OBJECTIVE: Your task is to repeat the lines below exactly, excluding any pictures they contain.

** Begin **

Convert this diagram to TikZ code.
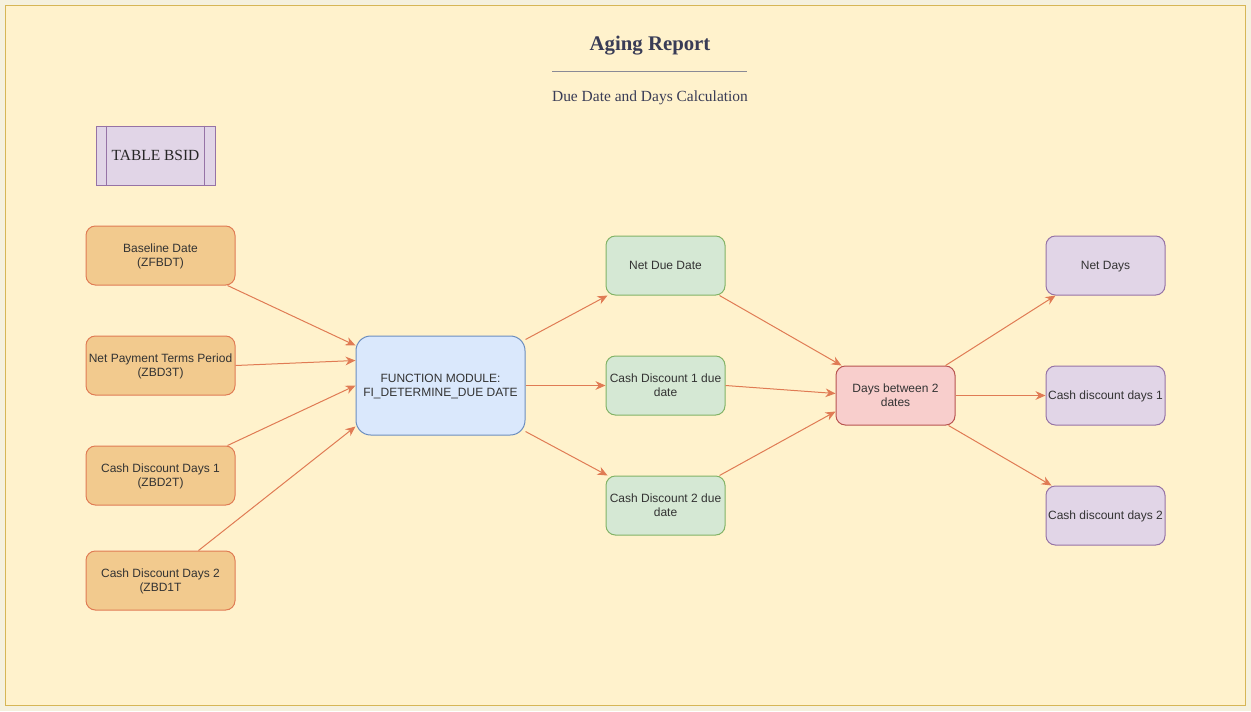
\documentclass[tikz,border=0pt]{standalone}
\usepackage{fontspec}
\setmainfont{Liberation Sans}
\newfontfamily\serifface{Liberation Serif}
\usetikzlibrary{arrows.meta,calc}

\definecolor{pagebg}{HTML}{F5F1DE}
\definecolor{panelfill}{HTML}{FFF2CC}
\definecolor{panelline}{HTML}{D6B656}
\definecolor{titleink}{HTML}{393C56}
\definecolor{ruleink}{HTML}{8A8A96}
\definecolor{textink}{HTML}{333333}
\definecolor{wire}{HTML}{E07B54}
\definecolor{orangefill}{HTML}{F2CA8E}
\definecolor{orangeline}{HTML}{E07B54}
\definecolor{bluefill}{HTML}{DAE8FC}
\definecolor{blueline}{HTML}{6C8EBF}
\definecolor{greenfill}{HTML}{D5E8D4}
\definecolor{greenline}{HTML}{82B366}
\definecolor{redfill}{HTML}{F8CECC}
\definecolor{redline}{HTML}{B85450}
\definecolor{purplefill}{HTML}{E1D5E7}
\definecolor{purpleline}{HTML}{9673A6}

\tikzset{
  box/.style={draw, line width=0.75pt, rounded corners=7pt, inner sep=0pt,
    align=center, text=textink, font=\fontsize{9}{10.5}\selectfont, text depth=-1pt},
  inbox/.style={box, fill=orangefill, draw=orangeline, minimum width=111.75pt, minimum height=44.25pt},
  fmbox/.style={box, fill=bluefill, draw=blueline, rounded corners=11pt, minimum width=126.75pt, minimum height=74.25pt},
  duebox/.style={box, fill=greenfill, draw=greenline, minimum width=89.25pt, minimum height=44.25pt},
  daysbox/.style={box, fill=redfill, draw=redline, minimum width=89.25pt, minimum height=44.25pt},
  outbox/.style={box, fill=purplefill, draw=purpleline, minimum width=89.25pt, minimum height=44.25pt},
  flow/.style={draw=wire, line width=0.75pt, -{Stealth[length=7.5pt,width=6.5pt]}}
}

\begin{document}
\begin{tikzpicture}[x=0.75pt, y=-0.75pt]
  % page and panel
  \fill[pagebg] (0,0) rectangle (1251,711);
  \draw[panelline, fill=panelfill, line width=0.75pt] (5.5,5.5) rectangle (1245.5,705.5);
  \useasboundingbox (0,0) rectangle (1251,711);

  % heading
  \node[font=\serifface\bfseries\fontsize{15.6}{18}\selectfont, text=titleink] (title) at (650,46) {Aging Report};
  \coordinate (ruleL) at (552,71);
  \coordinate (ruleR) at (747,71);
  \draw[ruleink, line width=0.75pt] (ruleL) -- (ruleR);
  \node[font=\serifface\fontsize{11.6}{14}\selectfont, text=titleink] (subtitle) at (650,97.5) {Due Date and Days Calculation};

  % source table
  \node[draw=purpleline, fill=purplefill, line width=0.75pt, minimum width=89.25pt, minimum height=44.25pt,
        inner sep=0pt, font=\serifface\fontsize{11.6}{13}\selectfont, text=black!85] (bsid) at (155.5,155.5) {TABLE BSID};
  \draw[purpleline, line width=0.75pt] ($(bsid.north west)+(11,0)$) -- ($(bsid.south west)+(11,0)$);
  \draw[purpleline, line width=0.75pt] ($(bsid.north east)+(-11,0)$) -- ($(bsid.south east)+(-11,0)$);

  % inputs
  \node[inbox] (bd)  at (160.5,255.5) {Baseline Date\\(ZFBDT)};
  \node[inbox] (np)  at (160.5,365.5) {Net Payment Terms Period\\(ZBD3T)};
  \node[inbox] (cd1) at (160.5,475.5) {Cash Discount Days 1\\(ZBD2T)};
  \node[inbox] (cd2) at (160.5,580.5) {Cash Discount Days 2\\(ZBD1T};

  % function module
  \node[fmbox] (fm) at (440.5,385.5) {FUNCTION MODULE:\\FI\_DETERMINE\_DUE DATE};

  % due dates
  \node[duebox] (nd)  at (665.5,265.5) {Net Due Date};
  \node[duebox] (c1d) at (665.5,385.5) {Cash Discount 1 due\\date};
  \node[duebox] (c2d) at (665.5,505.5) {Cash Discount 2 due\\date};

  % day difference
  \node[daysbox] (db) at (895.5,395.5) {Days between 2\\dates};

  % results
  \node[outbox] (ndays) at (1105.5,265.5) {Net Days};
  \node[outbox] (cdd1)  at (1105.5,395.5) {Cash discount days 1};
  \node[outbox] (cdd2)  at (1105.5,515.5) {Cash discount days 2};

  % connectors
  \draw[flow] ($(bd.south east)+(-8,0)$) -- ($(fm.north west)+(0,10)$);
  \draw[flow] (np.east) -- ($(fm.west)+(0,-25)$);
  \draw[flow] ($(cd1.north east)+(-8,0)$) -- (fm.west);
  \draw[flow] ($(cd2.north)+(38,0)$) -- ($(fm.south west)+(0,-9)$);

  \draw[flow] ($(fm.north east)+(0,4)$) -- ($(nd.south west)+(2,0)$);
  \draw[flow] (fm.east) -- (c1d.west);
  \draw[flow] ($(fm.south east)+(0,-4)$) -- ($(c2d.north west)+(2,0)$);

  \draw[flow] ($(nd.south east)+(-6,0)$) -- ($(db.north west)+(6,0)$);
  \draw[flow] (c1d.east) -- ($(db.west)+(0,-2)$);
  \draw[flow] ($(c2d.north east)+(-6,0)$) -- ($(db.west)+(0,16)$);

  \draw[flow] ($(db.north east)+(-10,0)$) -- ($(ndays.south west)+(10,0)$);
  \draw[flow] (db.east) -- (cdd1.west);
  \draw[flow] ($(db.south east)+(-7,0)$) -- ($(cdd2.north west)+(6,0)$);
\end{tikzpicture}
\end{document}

** End **

RIGHT ANSWER:
Convert this diagram to TikZ code.
\documentclass[tikz,border=0pt]{standalone}
\usepackage{fontspec}
\setmainfont{Liberation Sans}
\newfontfamily\serifface{Liberation Serif}
\usetikzlibrary{arrows.meta,calc}

\definecolor{pagebg}{HTML}{F5F1DE}
\definecolor{panelfill}{HTML}{FFF2CC}
\definecolor{panelline}{HTML}{D6B656}
\definecolor{titleink}{HTML}{393C56}
\definecolor{ruleink}{HTML}{8A8A96}
\definecolor{textink}{HTML}{333333}
\definecolor{wire}{HTML}{E07B54}
\definecolor{orangefill}{HTML}{F2CA8E}
\definecolor{orangeline}{HTML}{E07B54}
\definecolor{bluefill}{HTML}{DAE8FC}
\definecolor{blueline}{HTML}{6C8EBF}
\definecolor{greenfill}{HTML}{D5E8D4}
\definecolor{greenline}{HTML}{82B366}
\definecolor{redfill}{HTML}{F8CECC}
\definecolor{redline}{HTML}{B85450}
\definecolor{purplefill}{HTML}{E1D5E7}
\definecolor{purpleline}{HTML}{9673A6}

\tikzset{
  box/.style={draw, line width=0.75pt, rounded corners=7pt, inner sep=0pt,
    align=center, text=textink, font=\fontsize{9}{10.5}\selectfont, text depth=-1pt},
  inbox/.style={box, fill=orangefill, draw=orangeline, minimum width=111.75pt, minimum height=44.25pt},
  fmbox/.style={box, fill=bluefill, draw=blueline, rounded corners=11pt, minimum width=126.75pt, minimum height=74.25pt},
  duebox/.style={box, fill=greenfill, draw=greenline, minimum width=89.25pt, minimum height=44.25pt},
  daysbox/.style={box, fill=redfill, draw=redline, minimum width=89.25pt, minimum height=44.25pt},
  outbox/.style={box, fill=purplefill, draw=purpleline, minimum width=89.25pt, minimum height=44.25pt},
  flow/.style={draw=wire, line width=0.75pt, -{Stealth[length=7.5pt,width=6.5pt]}}
}

\begin{document}
\begin{tikzpicture}[x=0.75pt, y=-0.75pt]
  % page and panel
  \fill[pagebg] (0,0) rectangle (1251,711);
  \draw[panelline, fill=panelfill, line width=0.75pt] (5.5,5.5) rectangle (1245.5,705.5);
  \useasboundingbox (0,0) rectangle (1251,711);

  % heading
  \node[font=\serifface\bfseries\fontsize{15.6}{18}\selectfont, text=titleink] (title) at (650,46) {Aging Report};
  \coordinate (ruleL) at (552,71);
  \coordinate (ruleR) at (747,71);
  \draw[ruleink, line width=0.75pt] (ruleL) -- (ruleR);
  \node[font=\serifface\fontsize{11.6}{14}\selectfont, text=titleink] (subtitle) at (650,97.5) {Due Date and Days Calculation};

  % source table
  \node[draw=purpleline, fill=purplefill, line width=0.75pt, minimum width=89.25pt, minimum height=44.25pt,
        inner sep=0pt, font=\serifface\fontsize{11.6}{13}\selectfont, text=black!85] (bsid) at (155.5,155.5) {TABLE BSID};
  \draw[purpleline, line width=0.75pt] ($(bsid.north west)+(11,0)$) -- ($(bsid.south west)+(11,0)$);
  \draw[purpleline, line width=0.75pt] ($(bsid.north east)+(-11,0)$) -- ($(bsid.south east)+(-11,0)$);

  % inputs
  \node[inbox] (bd)  at (160.5,255.5) {Baseline Date\\(ZFBDT)};
  \node[inbox] (np)  at (160.5,365.5) {Net Payment Terms Period\\(ZBD3T)};
  \node[inbox] (cd1) at (160.5,475.5) {Cash Discount Days 1\\(ZBD2T)};
  \node[inbox] (cd2) at (160.5,580.5) {Cash Discount Days 2\\(ZBD1T};

  % function module
  \node[fmbox] (fm) at (440.5,385.5) {FUNCTION MODULE:\\FI\_DETERMINE\_DUE DATE};

  % due dates
  \node[duebox] (nd)  at (665.5,265.5) {Net Due Date};
  \node[duebox] (c1d) at (665.5,385.5) {Cash Discount 1 due\\date};
  \node[duebox] (c2d) at (665.5,505.5) {Cash Discount 2 due\\date};

  % day difference
  \node[daysbox] (db) at (895.5,395.5) {Days between 2\\dates};

  % results
  \node[outbox] (ndays) at (1105.5,265.5) {Net Days};
  \node[outbox] (cdd1)  at (1105.5,395.5) {Cash discount days 1};
  \node[outbox] (cdd2)  at (1105.5,515.5) {Cash discount days 2};

  % connectors
  \draw[flow] ($(bd.south east)+(-8,0)$) -- ($(fm.north west)+(0,10)$);
  \draw[flow] (np.east) -- ($(fm.west)+(0,-25)$);
  \draw[flow] ($(cd1.north east)+(-8,0)$) -- (fm.west);
  \draw[flow] ($(cd2.north)+(38,0)$) -- ($(fm.south west)+(0,-9)$);

  \draw[flow] ($(fm.north east)+(0,4)$) -- ($(nd.south west)+(2,0)$);
  \draw[flow] (fm.east) -- (c1d.west);
  \draw[flow] ($(fm.south east)+(0,-4)$) -- ($(c2d.north west)+(2,0)$);

  \draw[flow] ($(nd.south east)+(-6,0)$) -- ($(db.north west)+(6,0)$);
  \draw[flow] (c1d.east) -- ($(db.west)+(0,-2)$);
  \draw[flow] ($(c2d.north east)+(-6,0)$) -- ($(db.west)+(0,16)$);

  \draw[flow] ($(db.north east)+(-10,0)$) -- ($(ndays.south west)+(10,0)$);
  \draw[flow] (db.east) -- (cdd1.west);
  \draw[flow] ($(db.south east)+(-7,0)$) -- ($(cdd2.north west)+(6,0)$);
\end{tikzpicture}
\end{document}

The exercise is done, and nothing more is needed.